--- start of DATA PROVIDED ---

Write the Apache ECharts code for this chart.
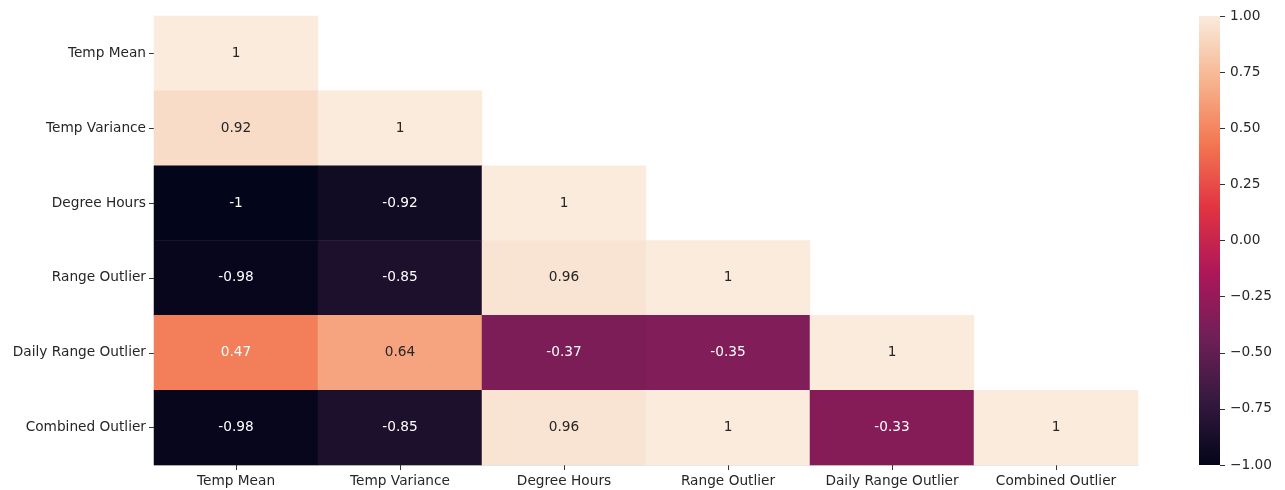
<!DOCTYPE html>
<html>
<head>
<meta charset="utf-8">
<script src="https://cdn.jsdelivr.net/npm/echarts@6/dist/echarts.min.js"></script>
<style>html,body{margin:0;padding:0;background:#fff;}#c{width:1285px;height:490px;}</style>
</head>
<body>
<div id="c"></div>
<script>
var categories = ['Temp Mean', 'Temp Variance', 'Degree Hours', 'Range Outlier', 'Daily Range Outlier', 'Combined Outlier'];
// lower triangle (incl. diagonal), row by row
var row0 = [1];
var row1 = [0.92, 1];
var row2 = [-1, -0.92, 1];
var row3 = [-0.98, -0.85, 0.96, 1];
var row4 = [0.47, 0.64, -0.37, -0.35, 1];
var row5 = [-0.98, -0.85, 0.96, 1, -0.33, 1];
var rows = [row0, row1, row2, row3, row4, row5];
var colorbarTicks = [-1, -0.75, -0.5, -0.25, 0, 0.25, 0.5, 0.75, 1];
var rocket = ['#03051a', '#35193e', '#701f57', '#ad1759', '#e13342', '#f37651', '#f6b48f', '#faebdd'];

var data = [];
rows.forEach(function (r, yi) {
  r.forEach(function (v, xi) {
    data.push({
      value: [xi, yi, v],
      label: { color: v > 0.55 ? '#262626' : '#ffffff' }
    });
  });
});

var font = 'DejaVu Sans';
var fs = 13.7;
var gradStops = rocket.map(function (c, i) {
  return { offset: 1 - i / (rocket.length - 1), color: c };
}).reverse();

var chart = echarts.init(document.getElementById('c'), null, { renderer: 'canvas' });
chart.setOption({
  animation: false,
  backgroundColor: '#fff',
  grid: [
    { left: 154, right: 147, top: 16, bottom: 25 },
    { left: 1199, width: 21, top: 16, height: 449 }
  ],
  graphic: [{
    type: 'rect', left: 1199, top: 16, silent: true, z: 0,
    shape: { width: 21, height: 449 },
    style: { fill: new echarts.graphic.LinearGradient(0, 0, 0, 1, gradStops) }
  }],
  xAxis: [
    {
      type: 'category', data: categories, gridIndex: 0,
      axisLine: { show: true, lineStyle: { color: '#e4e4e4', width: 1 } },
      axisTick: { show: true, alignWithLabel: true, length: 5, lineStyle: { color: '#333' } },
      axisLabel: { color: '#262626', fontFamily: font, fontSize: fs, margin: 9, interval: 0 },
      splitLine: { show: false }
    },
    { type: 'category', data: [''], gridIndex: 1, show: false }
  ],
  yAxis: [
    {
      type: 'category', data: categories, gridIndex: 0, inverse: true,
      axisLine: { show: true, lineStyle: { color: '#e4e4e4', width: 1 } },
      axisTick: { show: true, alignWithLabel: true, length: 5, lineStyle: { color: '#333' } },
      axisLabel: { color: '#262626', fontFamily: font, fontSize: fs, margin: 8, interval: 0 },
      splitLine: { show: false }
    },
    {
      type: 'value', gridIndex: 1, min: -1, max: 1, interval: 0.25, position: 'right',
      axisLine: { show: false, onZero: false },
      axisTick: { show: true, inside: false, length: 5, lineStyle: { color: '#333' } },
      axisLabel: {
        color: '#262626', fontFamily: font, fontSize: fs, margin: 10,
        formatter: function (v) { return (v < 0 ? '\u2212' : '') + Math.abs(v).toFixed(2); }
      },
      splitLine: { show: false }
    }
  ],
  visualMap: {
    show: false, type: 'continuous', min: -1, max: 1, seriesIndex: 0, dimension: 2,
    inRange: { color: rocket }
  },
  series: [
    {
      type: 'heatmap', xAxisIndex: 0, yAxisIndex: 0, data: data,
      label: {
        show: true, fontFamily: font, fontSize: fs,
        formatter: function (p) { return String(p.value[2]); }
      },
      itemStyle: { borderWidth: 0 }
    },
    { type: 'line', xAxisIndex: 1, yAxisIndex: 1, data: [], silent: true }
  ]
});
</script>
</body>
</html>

--- end of DATA PROVIDED ---

### PROMPT
Reproduce the full listing faithfully, but do not carry over any pictures.

### TASK RESPONSE
Write the Apache ECharts code for this chart.
<!DOCTYPE html>
<html>
<head>
<meta charset="utf-8">
<script src="https://cdn.jsdelivr.net/npm/echarts@6/dist/echarts.min.js"></script>
<style>html,body{margin:0;padding:0;background:#fff;}#c{width:1285px;height:490px;}</style>
</head>
<body>
<div id="c"></div>
<script>
var categories = ['Temp Mean', 'Temp Variance', 'Degree Hours', 'Range Outlier', 'Daily Range Outlier', 'Combined Outlier'];
// lower triangle (incl. diagonal), row by row
var row0 = [1];
var row1 = [0.92, 1];
var row2 = [-1, -0.92, 1];
var row3 = [-0.98, -0.85, 0.96, 1];
var row4 = [0.47, 0.64, -0.37, -0.35, 1];
var row5 = [-0.98, -0.85, 0.96, 1, -0.33, 1];
var rows = [row0, row1, row2, row3, row4, row5];
var colorbarTicks = [-1, -0.75, -0.5, -0.25, 0, 0.25, 0.5, 0.75, 1];
var rocket = ['#03051a', '#35193e', '#701f57', '#ad1759', '#e13342', '#f37651', '#f6b48f', '#faebdd'];

var data = [];
rows.forEach(function (r, yi) {
  r.forEach(function (v, xi) {
    data.push({
      value: [xi, yi, v],
      label: { color: v > 0.55 ? '#262626' : '#ffffff' }
    });
  });
});

var font = 'DejaVu Sans';
var fs = 13.7;
var gradStops = rocket.map(function (c, i) {
  return { offset: 1 - i / (rocket.length - 1), color: c };
}).reverse();

var chart = echarts.init(document.getElementById('c'), null, { renderer: 'canvas' });
chart.setOption({
  animation: false,
  backgroundColor: '#fff',
  grid: [
    { left: 154, right: 147, top: 16, bottom: 25 },
    { left: 1199, width: 21, top: 16, height: 449 }
  ],
  graphic: [{
    type: 'rect', left: 1199, top: 16, silent: true, z: 0,
    shape: { width: 21, height: 449 },
    style: { fill: new echarts.graphic.LinearGradient(0, 0, 0, 1, gradStops) }
  }],
  xAxis: [
    {
      type: 'category', data: categories, gridIndex: 0,
      axisLine: { show: true, lineStyle: { color: '#e4e4e4', width: 1 } },
      axisTick: { show: true, alignWithLabel: true, length: 5, lineStyle: { color: '#333' } },
      axisLabel: { color: '#262626', fontFamily: font, fontSize: fs, margin: 9, interval: 0 },
      splitLine: { show: false }
    },
    { type: 'category', data: [''], gridIndex: 1, show: false }
  ],
  yAxis: [
    {
      type: 'category', data: categories, gridIndex: 0, inverse: true,
      axisLine: { show: true, lineStyle: { color: '#e4e4e4', width: 1 } },
      axisTick: { show: true, alignWithLabel: true, length: 5, lineStyle: { color: '#333' } },
      axisLabel: { color: '#262626', fontFamily: font, fontSize: fs, margin: 8, interval: 0 },
      splitLine: { show: false }
    },
    {
      type: 'value', gridIndex: 1, min: -1, max: 1, interval: 0.25, position: 'right',
      axisLine: { show: false, onZero: false },
      axisTick: { show: true, inside: false, length: 5, lineStyle: { color: '#333' } },
      axisLabel: {
        color: '#262626', fontFamily: font, fontSize: fs, margin: 10,
        formatter: function (v) { return (v < 0 ? '\u2212' : '') + Math.abs(v).toFixed(2); }
      },
      splitLine: { show: false }
    }
  ],
  visualMap: {
    show: false, type: 'continuous', min: -1, max: 1, seriesIndex: 0, dimension: 2,
    inRange: { color: rocket }
  },
  series: [
    {
      type: 'heatmap', xAxisIndex: 0, yAxisIndex: 0, data: data,
      label: {
        show: true, fontFamily: font, fontSize: fs,
        formatter: function (p) { return String(p.value[2]); }
      },
      itemStyle: { borderWidth: 0 }
    },
    { type: 'line', xAxisIndex: 1, yAxisIndex: 1, data: [], silent: true }
  ]
});
</script>
</body>
</html>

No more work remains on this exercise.